Однако же отзыв Долгополова Тизенгаузен считал «в настоящее время» невозможным и даже нежелательным, полагая, по-видимому, что тот может «вынести сор из избы» и помешать осуществлению следующих операций, по масштабам существенно превосходящих все предыдущие. В то же время он подчеркивал, что «назначение в Каттаро второго представителя Контроля способно совершенно затормозить там всякую работу и сделать отвечающую интересам Армии деятельность чинов финансового ведомства невозможной»[277].
«Обструкция» представителя контроля была лишь предвестием череды скандалов, сопровождавших операции по продаже серебра и других ценностей.
Пока что в Каттаро после продажи реалдоба остался сенатор Д. И. Никифоров для «инвентаризации» процентных бумаг с целью их последующей продажи. По данным А. Ф. Шелеста, в Лондон от имени Тизенгаузена, Никифорова и других деятелей финансового ведомства было выслано из Каттаро почтовыми посылками на имя «List of Securities, sent to the American Intersent Corporation, C Western Bank» различных ценных бумаг на сумму 15 млн 475 тыс. руб. номинальных. «В дальнейшем истребовали от Ссуд[ной] Казны все остальные ценные бумаги в Белград и оттуда размещали их по разным биржам и комиссионерам»[278].
Но главное — полным ходом шла подготовка к крупнейшей финансовой операции Врангеля — продаже закладов Петроградской ссудной казны.

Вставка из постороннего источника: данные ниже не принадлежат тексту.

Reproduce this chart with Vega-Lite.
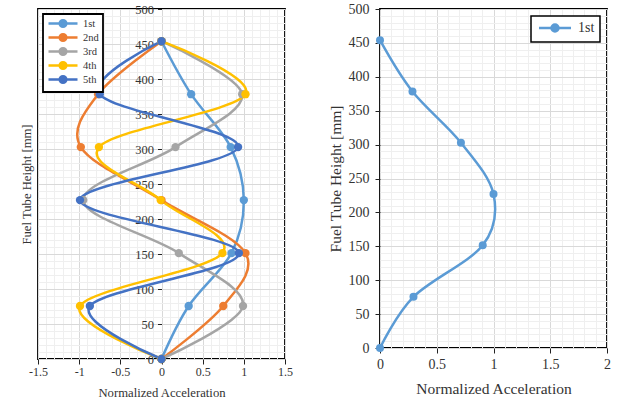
{
  "$schema": "https://vega.github.io/schema/vega-lite/v6.json",
  "padding": {"left": 19, "top": 1, "right": 5, "bottom": 0},
  "spacing": 33,
  "datasets": {
    "modes": [
      {"mode": "1st", "height": 0, "acc": 0},
      {"mode": "1st", "height": 75.7, "acc": 0.33},
      {"mode": "1st", "height": 151.3, "acc": 0.85},
      {"mode": "1st", "height": 227, "acc": 1.0},
      {"mode": "1st", "height": 302.7, "acc": 0.84},
      {"mode": "1st", "height": 378.3, "acc": 0.36},
      {"mode": "1st", "height": 454, "acc": 0},
      {"mode": "2nd", "height": 0, "acc": 0},
      {"mode": "2nd", "height": 75.7, "acc": 0.75},
      {"mode": "2nd", "height": 151.3, "acc": 1.02},
      {"mode": "2nd", "height": 227, "acc": 0},
      {"mode": "2nd", "height": 302.7, "acc": -0.98},
      {"mode": "2nd", "height": 378.3, "acc": -0.77},
      {"mode": "2nd", "height": 454, "acc": 0},
      {"mode": "3rd", "height": 0, "acc": 0},
      {"mode": "3rd", "height": 75.7, "acc": 0.99},
      {"mode": "3rd", "height": 151.3, "acc": 0.21},
      {"mode": "3rd", "height": 227, "acc": -0.95},
      {"mode": "3rd", "height": 302.7, "acc": 0.17},
      {"mode": "3rd", "height": 378.3, "acc": 0.98},
      {"mode": "3rd", "height": 454, "acc": 0},
      {"mode": "4th", "height": 0, "acc": 0},
      {"mode": "4th", "height": 75.7, "acc": -0.99},
      {"mode": "4th", "height": 151.3, "acc": 0.74},
      {"mode": "4th", "height": 227, "acc": -0.01},
      {"mode": "4th", "height": 302.7, "acc": -0.76},
      {"mode": "4th", "height": 378.3, "acc": 1.02},
      {"mode": "4th", "height": 454, "acc": 0},
      {"mode": "5th", "height": 0, "acc": 0},
      {"mode": "5th", "height": 75.7, "acc": -0.87},
      {"mode": "5th", "height": 151.3, "acc": 0.94},
      {"mode": "5th", "height": 227, "acc": -0.99},
      {"mode": "5th", "height": 302.7, "acc": 0.93},
      {"mode": "5th", "height": 378.3, "acc": -0.75},
      {"mode": "5th", "height": 454, "acc": 0}
    ],
    "first": [
      {"mode": "1st", "height": 0, "acc": 0},
      {"mode": "1st", "height": 75.5, "acc": 0.295},
      {"mode": "1st", "height": 151.5, "acc": 0.905},
      {"mode": "1st", "height": 227, "acc": 1.0},
      {"mode": "1st", "height": 302.8, "acc": 0.713},
      {"mode": "1st", "height": 378.3, "acc": 0.286},
      {"mode": "1st", "height": 454, "acc": 0}
    ]
  },
  "config": {
    "font": "Liberation Serif",
    "view": {"stroke": "black", "strokeWidth": 1.8},
    "axis": {"labelFont": "Liberation Serif", "titleFont": "Liberation Serif", "domain": false, "labelColor": "#333333", "titleColor": "#333333", "titleFontWeight": "normal", "tickColor": "#222222", "labelFlush": false, "labelOverlap": false, "grid": true},
    "legend": {"labelFont": "Liberation Serif"}
  },
  "resolve": {"scale": {"color": "independent"}, "legend": {"color": "independent"}},
  "hconcat": [
    {
      "width": 247,
      "height": 350,
      "data": {"name": "modes"},
      "mark": {"type": "line", "interpolate": "cardinal", "strokeWidth": 2.5, "point": {"size": 70, "filled": true, "opacity": 1}},
      "encoding": {
        "x": {
          "field": "acc", "type": "quantitative",
          "scale": {"domain": [-1.5, 1.5], "nice": false, "zero": false},
          "axis": {
            "values": [-1.5,-1.4,-1.3,-1.2,-1.1,-1,-0.9,-0.8,-0.7,-0.6,-0.5,-0.4,-0.3,-0.2,-0.1,0,0.1,0.2,0.3,0.4,0.5,0.6,0.7,0.8,0.9,1,1.1,1.2,1.3,1.4,1.5],
            "title": "Normalized Acceleration", "titleFontSize": 12.7, "titlePadding": 9,
            "labelFontSize": 12, "labelPadding": 2, "tickSize": 5,
            "labelExpr": "abs(datum.value*2 - round(datum.value*2)) < 0.001 ? '' + datum.value : ''",
            "gridColor": {"condition": {"test": "abs(datum.value*2 - round(datum.value*2)) < 0.001", "value": "#d9d9d9"}, "value": "#efefef"},
            "tickOpacity": {"condition": {"test": "abs(datum.value*2 - round(datum.value*2)) < 0.001", "value": 1}, "value": 0}
          }
        },
        "y": {
          "field": "height", "type": "quantitative",
          "scale": {"domain": [0, 500], "nice": false},
          "axis": {
            "values": [0,10,20,30,40,50,60,70,80,90,100,110,120,130,140,150,160,170,180,190,200,210,220,230,240,250,260,270,280,290,300,310,320,330,340,350,360,370,380,390,400,410,420,430,440,450,460,470,480,490,500],
            "offset": -123.5,
            "title": "Fuel Tube Height [mm]", "titleFontSize": 12.7, "titleX": -128, "titleY": 175, "titleAlign": "center",
            "labelFontSize": 12.5, "labelPadding": 4, "tickSize": 4,
            "labelExpr": "datum.value % 50 === 0 ? '' + datum.value : ''",
            "gridColor": {"condition": {"test": "datum.value % 50 === 0", "value": "#d9d9d9"}, "value": "#efefef"},
            "tickOpacity": {"condition": {"test": "datum.value % 50 === 0", "value": 1}, "value": 0}
          }
        },
        "color": {
          "field": "mode", "type": "nominal",
          "scale": {"domain": ["1st", "2nd", "3rd", "4th", "5th"], "range": ["#5B9BD5", "#ED7D31", "#A5A5A5", "#FFC000", "#4472C4"]},
          "legend": {
            "title": null, "orient": "top-left", "offset": 5, "padding": 4,
            "strokeColor": "black", "fillColor": "white",
            "labelFont": "Liberation Serif", "labelFontSize": 10.5, "labelColor": "#333333", "labelOffset": 25,
            "symbolType": "M-1,0H6.25M3.455,0A0.83,0.83,0,1,1,1.795,0A0.83,0.83,0,1,1,3.455,0Z",
            "symbolSize": 64, "symbolStrokeWidth": 2.5, "rowPadding": -6,
            "encode": {
              "legend": {"update": {"strokeWidth": {"value": 1.8}}},
              "symbols": {"update": {"fill": {"scale": "concat_0_color", "field": "value"}}}
            }
          }
        },
        "order": {"field": "height", "type": "quantitative"}
      }
    },
    {
      "width": 227,
      "height": 339,
      "data": {"name": "first"},
      "mark": {"type": "line", "interpolate": "cardinal", "strokeWidth": 2.5, "point": {"size": 64, "filled": true, "opacity": 1}},
      "encoding": {
        "x": {
          "field": "acc", "type": "quantitative",
          "scale": {"domain": [0, 2], "nice": false},
          "axis": {
            "values": [0,0.1,0.2,0.3,0.4,0.5,0.6,0.7,0.8,0.9,1,1.1,1.2,1.3,1.4,1.5,1.6,1.7,1.8,1.9,2],
            "title": "Normalized Acceleration", "titleFontSize": 15.5, "titlePadding": 10,
            "labelFontSize": 14, "labelPadding": 4, "tickSize": 5,
            "labelExpr": "abs(datum.value*2 - round(datum.value*2)) < 0.001 ? '' + datum.value : ''",
            "gridColor": {"condition": {"test": "abs(datum.value*2 - round(datum.value*2)) < 0.001", "value": "#d9d9d9"}, "value": "#efefef"},
            "tickOpacity": {"condition": {"test": "abs(datum.value*2 - round(datum.value*2)) < 0.001", "value": 1}, "value": 0}
          }
        },
        "y": {
          "field": "height", "type": "quantitative",
          "scale": {"domain": [0, 500], "nice": false},
          "axis": {
            "values": [0,10,20,30,40,50,60,70,80,90,100,110,120,130,140,150,160,170,180,190,200,210,220,230,240,250,260,270,280,290,300,310,320,330,340,350,360,370,380,390,400,410,420,430,440,450,460,470,480,490,500],
            "title": "Fuel Tube Height [mm]", "titleFontSize": 15.5, "titlePadding": 5,
            "labelFontSize": 14, "labelPadding": 6, "tickSize": 5,
            "labelExpr": "datum.value % 50 === 0 ? '' + datum.value : ''",
            "gridColor": {"condition": {"test": "datum.value % 50 === 0", "value": "#d9d9d9"}, "value": "#efefef"},
            "tickOpacity": {"condition": {"test": "datum.value % 50 === 0", "value": 1}, "value": 0}
          }
        },
        "color": {
          "field": "mode", "type": "nominal",
          "scale": {"domain": ["1st"], "range": ["#5B9BD5"]},
          "legend": {
            "title": null, "orient": "top-right", "offset": 7, "padding": 5,
            "strokeColor": "black", "fillColor": "white",
            "labelFont": "Liberation Serif", "labelFontSize": 14, "labelColor": "#333333", "labelOffset": 28,
            "symbolType": "M-1,0H7M3.875,0A0.875,0.875,0,1,1,2.125,0A0.875,0.875,0,1,1,3.875,0Z",
            "symbolSize": 64, "symbolStrokeWidth": 2.5, "symbolFillColor": "#5B9BD5",
            "encode": {"legend": {"update": {"strokeWidth": {"value": 1.5}}}}
          }
        },
        "order": {"field": "height", "type": "quantitative"}
      }
    }
  ]
}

В данном случае проблема выходила за пределы чисто финансовой. Вопрос был одновременно и политическим и нравственным. Ведь речь шла фактически о конфискации частной собственности. Решение о продаже закладов должно было быть прежде всего политическим. Врангель явно не хотел брать ответственность на себя лично, намереваясь разделить ее с «общественностью».
* * *
14 октября 1921 года в российском посольстве в Константинополе состоялось секретное заседание Русского совета. Присутствовали: старший товарищ председателя Русского совета И. П. Алексинский, товарищ председателя Русского совета граф В. В. Мусин-Пушкин, исполняющий должность первого секретаря Русского совета В. М. Знаменский, члены Совета — кн. Павел Д. Долгоруков, Н. П. Савицкий, В. В. Лашкевич, И. Н. Чумаков, Н. А. Ростовцев, Н. Н. Львов, граф А. И. Уваров, члены Совета с совещательным голосом — С. П. Шликевич, генерал-майор П. А. Кусонский, Е. М. Балабанов и В. К. Пуницкий.